Mixed Effects Models

Goals of the lecture

  • The independence assumption of linear regression.
    • What about when data are non-independent?
  • Introducing mixed effects models.
    • Fixed vs. random effects.
    • Adding random intercepts.
    • Adding random slopes.
  • Mixed models in practice with lme4.
    • Model comparison: the logic of likelihood-ratio tests.

Load libraries

### Loading the tidyverse
library(tidyverse)
── Attaching core tidyverse packages ──────────────────────── tidyverse 2.0.0 ──
✔ dplyr     1.1.4     ✔ readr     2.1.5
✔ forcats   1.0.0     ✔ stringr   1.5.1
✔ ggplot2   3.5.2     ✔ tibble    3.2.1
✔ lubridate 1.9.4     ✔ tidyr     1.3.1
✔ purrr     1.0.4     
── Conflicts ────────────────────────────────────────── tidyverse_conflicts() ──
✖ dplyr::filter() masks stats::filter()
✖ dplyr::lag()    masks stats::lag()
ℹ Use the conflicted package (<http://conflicted.r-lib.org/>) to force all conflicts to become errors
### Loading lme4
library(lme4)
Loading required package: Matrix

Attaching package: 'Matrix'

The following objects are masked from 'package:tidyr':

    expand, pack, unpack

Part 1: Independence

The independence assumption; why it matters; examples of non-independence.

What is independence?

Independence means that each observation in your dataset is generated by a separate, unrelated causal process.

  • When you flip a coin, each flip is independent of the others
  • The outcome of flip #1 doesn’t influence flip #2
  • No hidden factors connect multiple observations
  • Each data point provides new information

Independence is a fundamental assumption of many statistical tests.
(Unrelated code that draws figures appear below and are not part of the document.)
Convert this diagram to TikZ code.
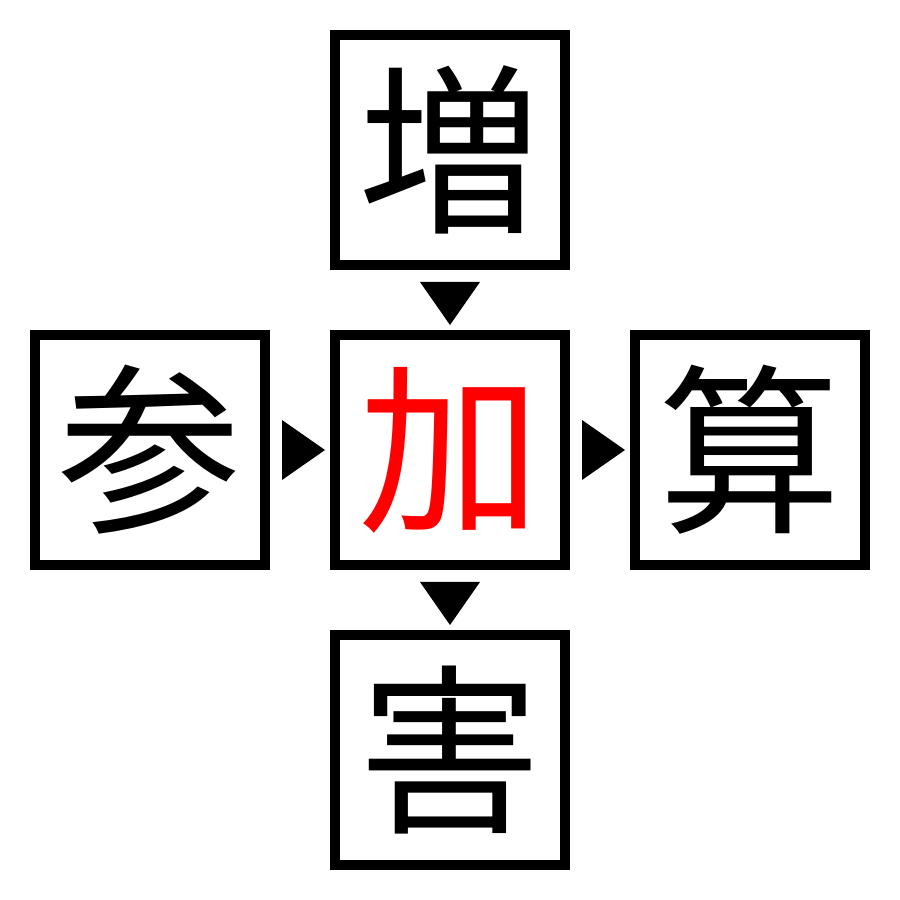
\documentclass[tikz,border=0pt]{standalone}
\usepackage{fontspec}
\newfontfamily\jpfont{Noto Sans CJK JP}
\usetikzlibrary{calc, positioning}
\tikzset{
    kanjiBox/.style={draw, line width=1mm, minimum size=23mm, inner sep=0pt, font=\jpfont\fontsize{52}{52}\selectfont},
    kanjiMid/.style={kanjiBox, text=red},
}
\newcommand{\markDown}[1]{
    \fill ($(#1.south)+(-0.3,-0.12)$) -- ++(0.6,0) -- ($(#1.south)+(0,-0.55)$) -- cycle;
}
\newcommand{\markRight}[1]{
    \fill ($(#1.east)+(0.12,0.3)$) -- ++(0,-0.6) -- ($(#1.east)+(0.55,0)$) -- cycle;
}

\begin{document}
\begin{tikzpicture}
        \useasboundingbox (0,0) rectangle (9,9);

        \node[kanjiMid] (ka) at (4.5,4.5) {加};
        \node[kanjiBox] (zou) at (4.5,7.5) {増};
        \node[kanjiBox] (gai) at (4.5,1.5) {害};
        \node[kanjiBox] (san) at (1.5,4.5) {参};
        \node[kanjiBox] (sanb) at (7.5,4.5) {算};

        \markDown{zou}
        \markDown{ka}
        \markRight{san}
        \markRight{ka}

    \end{tikzpicture}
\end{document}
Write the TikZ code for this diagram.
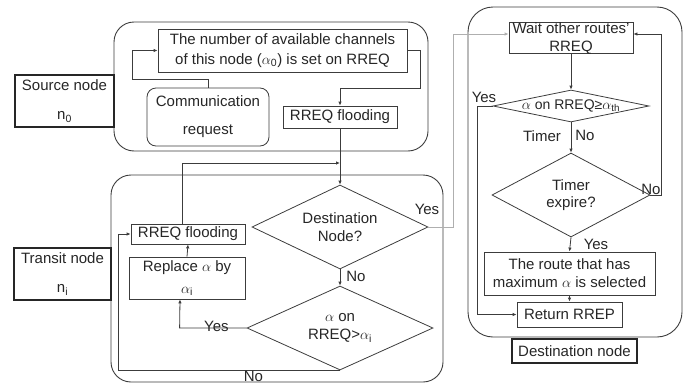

When we assume independence, we’re saying that knowing the value of one observation tells us nothing about another observation beyond what our model predicts.

Why does independence matter?

Standard statistical methods (t-tests, OLS regression, ANOVA) assume independence.

When this assumption is violated:

  • Standard errors are underestimated
  • Confidence intervals are too narrow
  • p-values are too small (inflated Type I error)
  • Your conclusions may be wrong!

The problem: Treating non-independent observations as independent makes you overconfident in your results.

Example: Independent data

You test whether a new drug increases happiness:

  • 100 people receive the drug
  • 100 people receive a placebo
  • Each person provides one happiness rating (1-7 scale)
  • You compare the two groups with a t-test

Independence is reasonable here
Each person contributes exactly one data point.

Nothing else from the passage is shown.